Nova Scotia’s police oversight agency issued a report on Tuesday clearing the Mounties of criminal wrongdoing after they fired five shots with high-powered rifles outside the Onslow, N.S., firehall.
The report by the Serious Incident Response Team, or SIRT, concluded the “totality of the evidence” prompted the officers to believe the killer was standing just 88 metres away from them on the morning of April 19.
According to the report, radio congestion prevented the Mounties from contacting other police and they mistakenly believed the civilian standing near an RCMP car was the killer because he wore a reflective vest like the one the mass shooter was wearing.
RCMP spokesman Cpl. Mark Skinner said in an e-mail Wednesday that an internal code of conduct investigation is standard practice in incidents such as this.
He also wrote there is an investigation under way by the force’s hazardous occurrence investigation team “to find out more about the incident and make recommendations going forward.”
He says the two members have been on administrative duties and will remain in those paid positions pending the outcome of the RCMP’s investigations.
Skinner also noted that the RCMP has provided $39,000 to the Onslow Belmont Fire Brigade for damages to the firehall, a fire truck and an electronic sign as a result of the gunfire.
He said the RCMP “share the concerns this incident raised,” and “the incident remains under investigation by the RCMP with the intent of preventing a similar future occurrence.”
The fire brigade said Tuesday it was “frustrated and disappointed that there will be no accountability for the RCMP. Their actions that day endangered lives, damaged property and caused mental health issues for many of the people involved.”

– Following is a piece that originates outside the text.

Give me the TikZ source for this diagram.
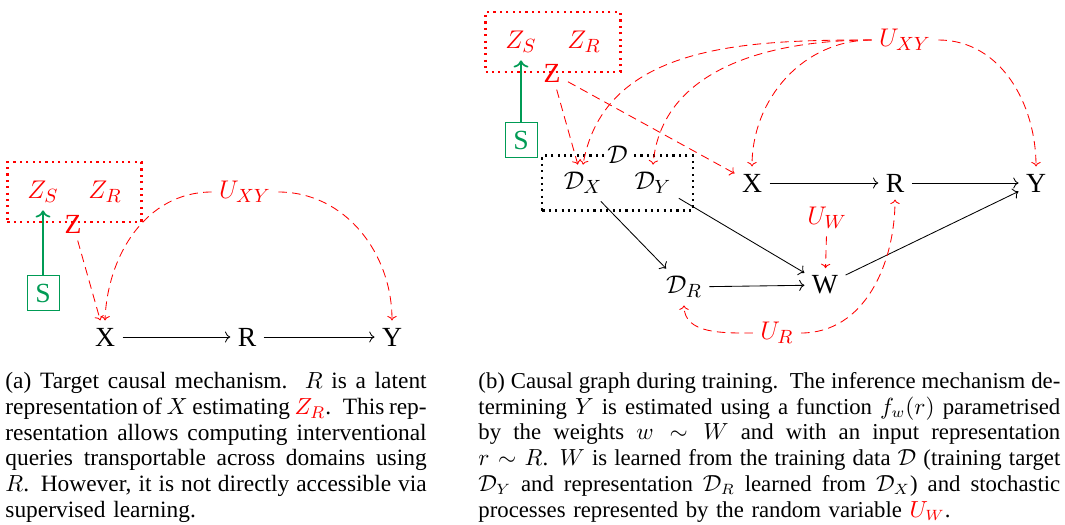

The union representing the RCMP officers defended their actions and the SIRT report’s findings.
“This was an extremely challenging and complex emergency response, particularly given that the suspect was known to be wearing an RCMP uniform and driving a replica RCMP vehicle,” Brian Sauve, president of the National Police Federation, said in an e-mailed statement.
“We are pleased that SIRT delivered a thoughtful, fair, timely and transparent decision on this incident. We are fully confident in all our members’ brave and selfless actions on that day.”